Let me return, though, to the fundamental issue of a counter narcotics strategy that is imbued with an inherent flaw: the misguided notion that the war on drugs in Colombia can be separated from the guerrilla and paramilitary activity that is the threat to Colombia's existence. If, as has been suggested, the FARC is reconsidering its involvement in the drug trade, it is possible that surgical counterdrug operations can be conducted without expanding into counterinsurgency. That the guerrillas control the very territory where the coca fields are located, however, should continue to cause us concern. To quote one unnamed U.S. official in the Christian Science Monitor, `If the guerrillas [so] choose, they don't have to continue to protect the narcos, [but] if they do. . .this [aid] will be used against them.'

This, Mr. President, is precisely the problem. Plan Colombia is perhaps a last desperate hope to save a nation. But it carries with it the seeds of greater U.S. involvement in a civil war of enormous proportions.
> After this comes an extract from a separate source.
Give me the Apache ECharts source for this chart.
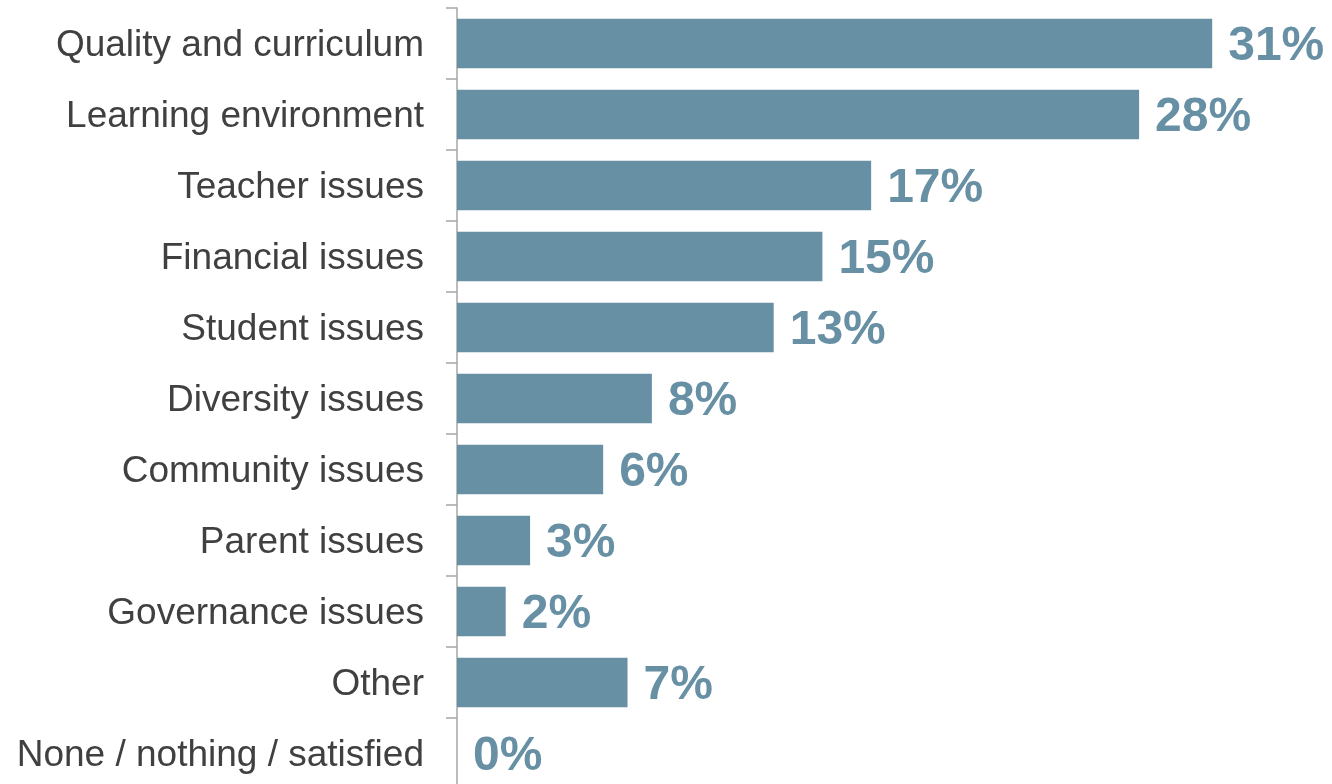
<!DOCTYPE html>
<html>
<head>
<meta charset="utf-8">
<script src="https://cdn.jsdelivr.net/npm/echarts@6/dist/echarts.min.js"></script>
<style>html,body{margin:0;padding:0;background:#fff;}#c{width:1332px;height:784px;}</style>
</head>
<body>
<div id="c"></div>
<script>
const categories = ["Quality and curriculum","Learning environment","Teacher issues","Financial issues","Student issues","Diversity issues","Community issues","Parent issues","Governance issues","Other","None / nothing / satisfied"];
const values = [31,28,17,15,13,8,6,3,2,7,0];

const chart = echarts.init(document.getElementById('c'), null, {renderer:'canvas'});
chart.setOption({
  animation:false,
  grid:{left:457, top:8, width:877, height:781, containLabel:false, outerBoundsMode:'none'},
  xAxis:{type:'value', min:0, max:36, show:false},
  yAxis:{
    type:'category', data:categories, inverse:true,
    axisLine:{show:true, lineStyle:{color:'#A6A6A6', width:1.5}},
    axisTick:{show:true, length:11, lineStyle:{color:'#A6A6A6', width:1.5}},
    axisLabel:{
      margin:33, color:'#404040', fontSize:37, fontFamily:'Liberation Sans, Arial, sans-serif',
      formatter: v => '{a|' + v + '}',
      rich:{a:{color:'#404040', fontSize:37, fontFamily:'Liberation Sans, Arial, sans-serif', padding:[5,0,0,0]}}
    },
    splitLine:{show:false}
  },
  series:[{
    type:'bar', data:values, barCategoryGap:'30%',
    itemStyle:{color:'#6890A5'},
    label:{show:true, position:'right', distance:16, offset:[0,3], formatter:'{c}%', color:'#6890A5', fontSize:48, fontWeight:'bold', fontFamily:'Liberation Sans, Arial, sans-serif'}
  }]
});
</script>
</body>
</html>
Those of us who have been witness to our country being gradually mired in a conflict in another region, in another time, should not fail to bear witness to the choices we make today. Funding for this plan will go forward, but the Administration and the government in Bogota should not be surprised that many of us will be watching the situation there very carefully. To do less would be to acquiesce in the possible materialization of that most feared foreign policy scenario, another Vietnam.